I don’t know how they came up with those figures but my experience was way off. For some reason, I had complete discharge of the charger and earphones after a week of non-use. And from full charge I got the audio low battery prompt after about 50 minutes of running.
I probably need to test battery performance more thoroughly, but those were my initial findings.
Just a couple of minor gripes. It took me a while to get my phone to pair with The Dash over Bluetooth. I don’t know which device’s fault it was, but finding and eventually connecting to them took several attempts. Once connected, I again hit a wall in trying to connect The Dash to the Bragi Android app, and after several attempts, I gave up.
I did not like how cadence was reported as a total. This isn’t a Fitbit – knowing I’ve taken 2,417 steps over the last 15 minutes is not a useful metric. Steps/minute would be far more informative.
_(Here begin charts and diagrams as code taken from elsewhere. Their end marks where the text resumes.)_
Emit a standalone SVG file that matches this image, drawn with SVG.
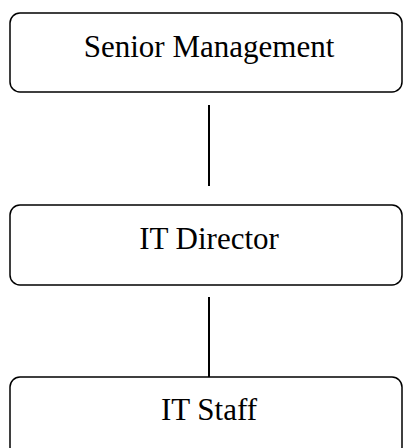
<svg xmlns="http://www.w3.org/2000/svg" width="404" height="448" viewBox="0 0 404 448">
<style>
.box{fill:#fff;stroke:#000;stroke-width:1.5}
.lbl{font-family:"Liberation Serif","Times New Roman",serif;font-size:31px;fill:#000;text-anchor:middle}
.conn{stroke:#000;stroke-width:2}
</style>
<rect width="404" height="448" fill="#fff"/>
<g id="senior-management">
<rect class="box" x="10" y="13" width="392" height="79" rx="10"/>
<text class="lbl" x="209" y="57">Senior Management</text>
</g>
<g id="it-director">
<rect class="box" x="10" y="205" width="392" height="80" rx="10"/>
<text class="lbl" x="209" y="249">IT Director</text>
</g>
<g id="it-staff">
<rect class="box" x="10" y="377" width="392" height="80" rx="10"/>
<text class="lbl" x="209" y="420">IT Staff</text>
</g>
<g id="connectors">
<line class="conn" x1="209" y1="105" x2="209" y2="186"/>
<line class="conn" x1="209" y1="297" x2="209" y2="377"/>
</g>
</svg>
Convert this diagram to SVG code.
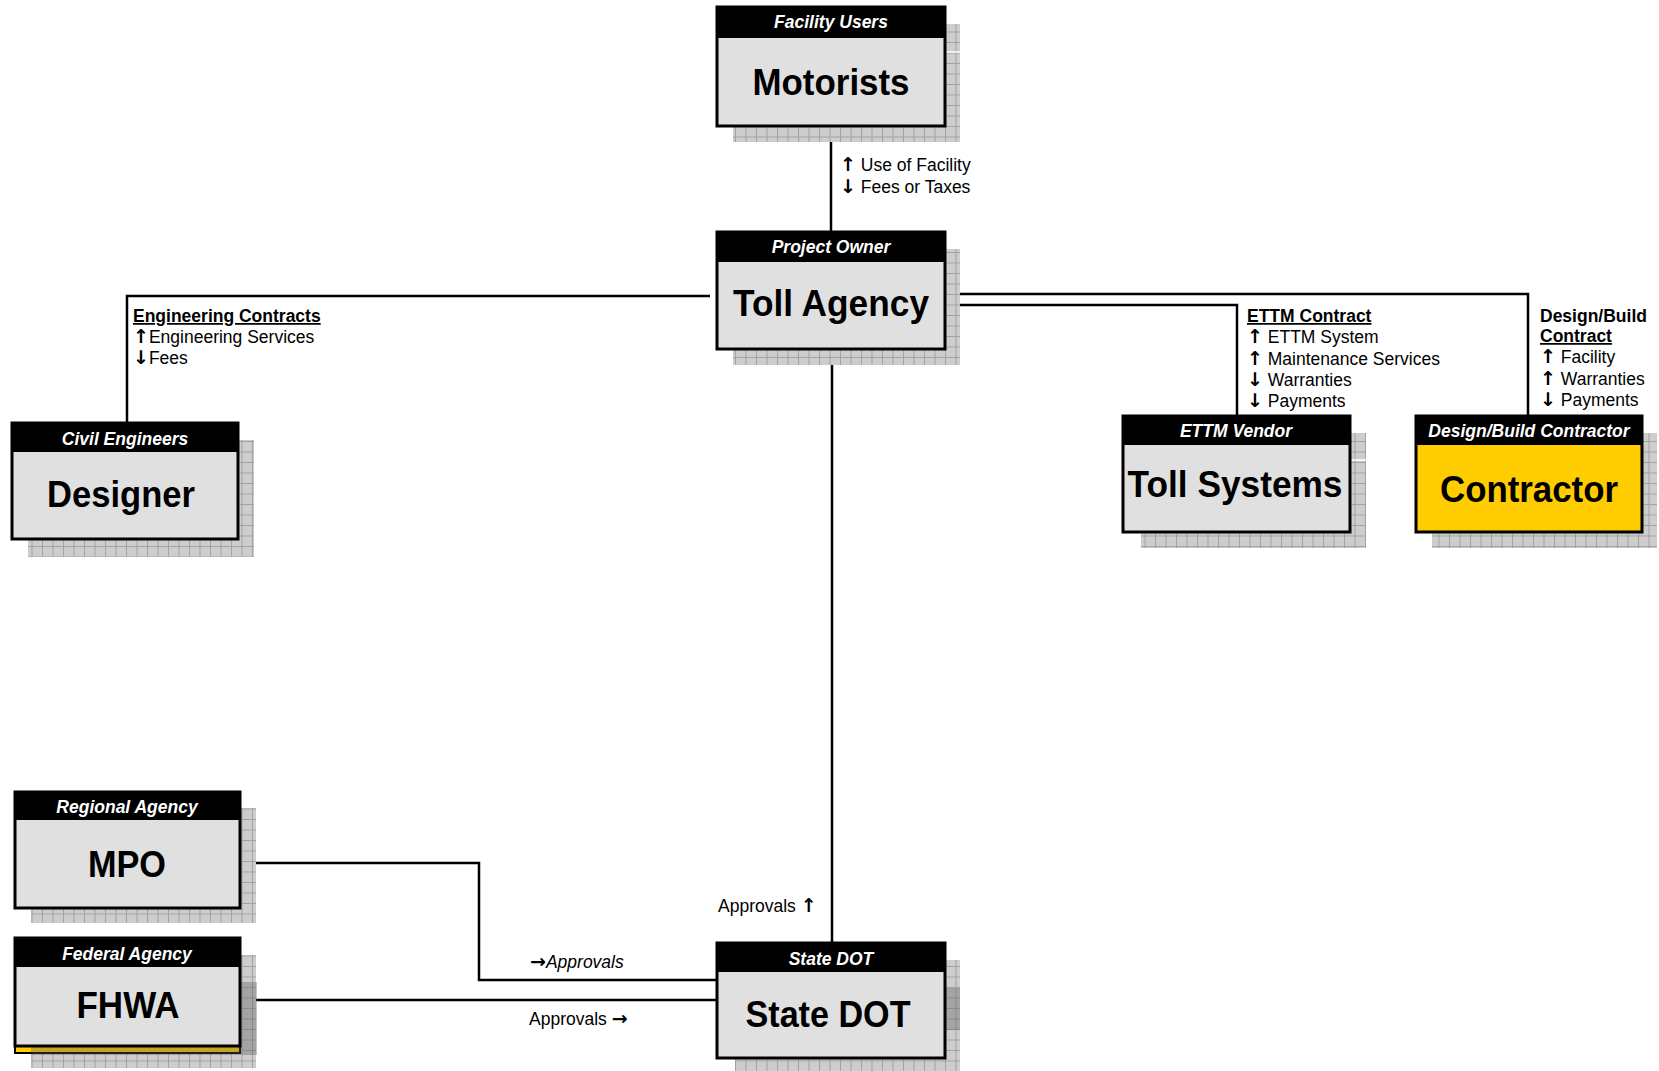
<svg xmlns="http://www.w3.org/2000/svg" width="1659" height="1071" viewBox="0 0 1659 1071">
<style>
.sh{fill:url(#grid)}
.box{fill:#e0e0e0;stroke:#000;stroke-width:3}
.yel{fill:#ffcc00;stroke:#000;stroke-width:3}
.hdr{fill:#000}
.ht{font-family:"Liberation Sans",Arial,sans-serif;font-weight:bold;font-style:italic;font-size:17.5px;fill:#fff;text-anchor:middle}
.big{font-family:"Liberation Sans",Arial,sans-serif;font-weight:bold;font-size:37px;fill:#000;text-anchor:middle}
.lbl{font-family:"Liberation Sans","DejaVu Sans",sans-serif;font-size:17.5px;fill:#000}
.lb{font-weight:bold}
.ul{text-decoration:underline}
.ar{font-family:"DejaVu Sans",sans-serif;font-size:19px;font-weight:bold;font-style:normal}
.con{fill:none;stroke:#000;stroke-width:2.5}
.dark{fill:#5a5a5a;opacity:.35}
</style>
<defs>
<pattern id="grid" width="10.5" height="10.5" patternUnits="userSpaceOnUse">
<rect width="10.5" height="10.5" fill="#cdcdcd"/>
<path d="M0 0.5H10.5M0.5 0V10.5" stroke="#a2a2a2" stroke-width="1"/>
</pattern>
</defs>

<g id="connectors">
<path class="con" d="M831 126V232"/>
<path class="con" d="M710 296H127V423"/>
<path class="con" d="M945 305H1237V416"/>
<path class="con" d="M945 294H1528V416"/>
<path class="con" d="M832 349V943"/>
<path class="con" d="M240 863H479V980H717"/>
<path class="con" d="M240 1000H717"/>
</g>

<g id="labels">
<text class="lbl" x="840" y="171"><tspan class="ar">↑</tspan> Use of Facility</text>
<text class="lbl" x="840" y="193"><tspan class="ar">↓</tspan> Fees or Taxes</text>
<text class="lbl lb ul" x="133" y="322">Engineering Contracts</text>
<text class="lbl" x="133" y="343"><tspan class="ar">↑</tspan>Engineering Services</text>
<text class="lbl" x="133" y="364"><tspan class="ar">↓</tspan>Fees</text>
<text class="lbl lb ul" x="1247" y="322">ETTM Contract</text>
<text class="lbl" x="1247" y="343"><tspan class="ar">↑</tspan> ETTM System</text>
<text class="lbl" x="1247" y="365"><tspan class="ar">↑</tspan> Maintenance Services</text>
<text class="lbl" x="1247" y="386"><tspan class="ar">↓</tspan> Warranties</text>
<text class="lbl" x="1247" y="407"><tspan class="ar">↓</tspan> Payments</text>
<text class="lbl lb" x="1540" y="322">Design/Build</text>
<text class="lbl lb ul" x="1540" y="342">Contract</text>
<text class="lbl" x="1540" y="363"><tspan class="ar">↑</tspan> Facility</text>
<text class="lbl" x="1540" y="385"><tspan class="ar">↑</tspan> Warranties</text>
<text class="lbl" x="1540" y="406"><tspan class="ar">↓</tspan> Payments</text>
<text class="lbl" x="718" y="912">Approvals <tspan class="ar">↑</tspan></text>
<text class="lbl" x="530" y="968" font-style="italic"><tspan class="ar">→</tspan>Approvals</text>
<text class="lbl" x="529" y="1025">Approvals <tspan class="ar">→</tspan></text>
</g>

<g id="motorists">
<rect class="sh" x="733" y="24" width="227" height="118"/>
<path d="M945 52H960" stroke="#fff" stroke-width="1.5"/>
<rect class="box" x="717" y="7" width="228" height="119"/>
<rect class="hdr" x="717" y="7" width="228" height="31"/>
<text class="ht" x="831" y="28">Facility Users</text>
<text class="big" x="831" y="95" textLength="157" lengthAdjust="spacingAndGlyphs">Motorists</text>
</g>

<g id="toll-agency">
<rect class="sh" x="733" y="249" width="227" height="116"/>
<rect class="box" x="717" y="232" width="228" height="117"/>
<rect class="hdr" x="717" y="232" width="228" height="30"/>
<text class="ht" x="831" y="253">Project Owner</text>
<text class="big" x="831" y="316" textLength="196" lengthAdjust="spacingAndGlyphs">Toll Agency</text>
</g>

<g id="designer">
<rect class="sh" x="28" y="440" width="226" height="117"/>
<rect class="box" x="12" y="423" width="226" height="116"/>
<rect class="hdr" x="12" y="423" width="226" height="29"/>
<text class="ht" x="125" y="445">Civil Engineers</text>
<text class="big" x="121" y="507" textLength="148" lengthAdjust="spacingAndGlyphs">Designer</text>
</g>

<g id="toll-systems">
<rect class="sh" x="1141" y="433" width="225" height="115"/>
<path d="M1350 460H1366" stroke="#fff" stroke-width="1.5"/>
<rect class="box" x="1123" y="416" width="227" height="116"/>
<rect class="hdr" x="1123" y="416" width="227" height="29"/>
<text class="ht" x="1236" y="437">ETTM  Vendor</text>
<text class="big" x="1235" y="497" textLength="215" lengthAdjust="spacingAndGlyphs">Toll Systems</text>
</g>

<g id="contractor">
<rect class="sh" x="1432" y="433" width="225" height="115"/>
<rect class="yel" x="1416" y="416" width="226" height="116"/>
<rect class="hdr" x="1416" y="416" width="226" height="29"/>
<text class="ht" x="1529" y="437">Design/Build Contractor</text>
<text class="big" x="1529" y="502" textLength="178" lengthAdjust="spacingAndGlyphs">Contractor</text>
</g>

<g id="mpo">
<rect class="sh" x="31" y="808" width="225" height="115"/>
<rect class="box" x="15" y="792" width="225" height="116"/>
<rect class="hdr" x="15" y="792" width="225" height="28"/>
<text class="ht" x="127" y="813">Regional Agency</text>
<text class="big" x="127" y="877" textLength="78" lengthAdjust="spacingAndGlyphs">MPO</text>
</g>

<g id="fhwa">
<rect class="sh" x="31" y="955" width="225" height="113"/>
<rect x="15" y="1040" width="225" height="13" fill="#ffcc00" stroke="#000" stroke-width="2"/>
<rect class="dark" x="31" y="982" width="226" height="73"/>
<rect class="box" x="15" y="938" width="225" height="108"/>
<rect class="hdr" x="15" y="938" width="225" height="29"/>
<text class="ht" x="127" y="960">Federal  Agency</text>
<text class="big" x="128" y="1018" textLength="103" lengthAdjust="spacingAndGlyphs">FHWA</text>
</g>

<g id="state-dot">
<rect class="sh" x="735" y="960" width="225" height="111"/>
<rect class="dark" x="735" y="988" width="225" height="42"/>
<rect class="box" x="717" y="943" width="228" height="115"/>
<rect class="hdr" x="717" y="943" width="228" height="29"/>
<text class="ht" x="831" y="965">State DOT</text>
<text class="big" x="828" y="1027" textLength="165" lengthAdjust="spacingAndGlyphs">State DOT</text>
</g>
</svg>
I’ve neglected to mention many of the finer selling points of The Dash, and instead focussed on disappointing features. I would honestly be perfectly happy with something that just stays in my ears and plays music on shuffle. I don’t even need the ability to change tracks or store more than 50 songs.
For the price point and features offered by The Dash, I would expect them to work well – and that is my main problem with it. The impressive list of features that I’d rather not use because of their sub-par performance, makes them redundant and means the near 600 NZD final price tag is far too high.
The Dash is a well-designed and well-intended piece of hardware, but lacks a little in the execution and testing with actual, active users. It may be the world’s first smart wireless earphones, but The Dash would need to get a little smarter before I’d consider buying it. Perhaps fewer features done better would be a good start.
I’m looking forward to either firmware updates, or Bragi’s next version: The Dot.
(haaaaaaa, I’m so funny *cries*)
P.S. Does anyone have a pair of running earphones they swear by? Absolutely must stay in, and have local storage for music. That’s pretty much all I need.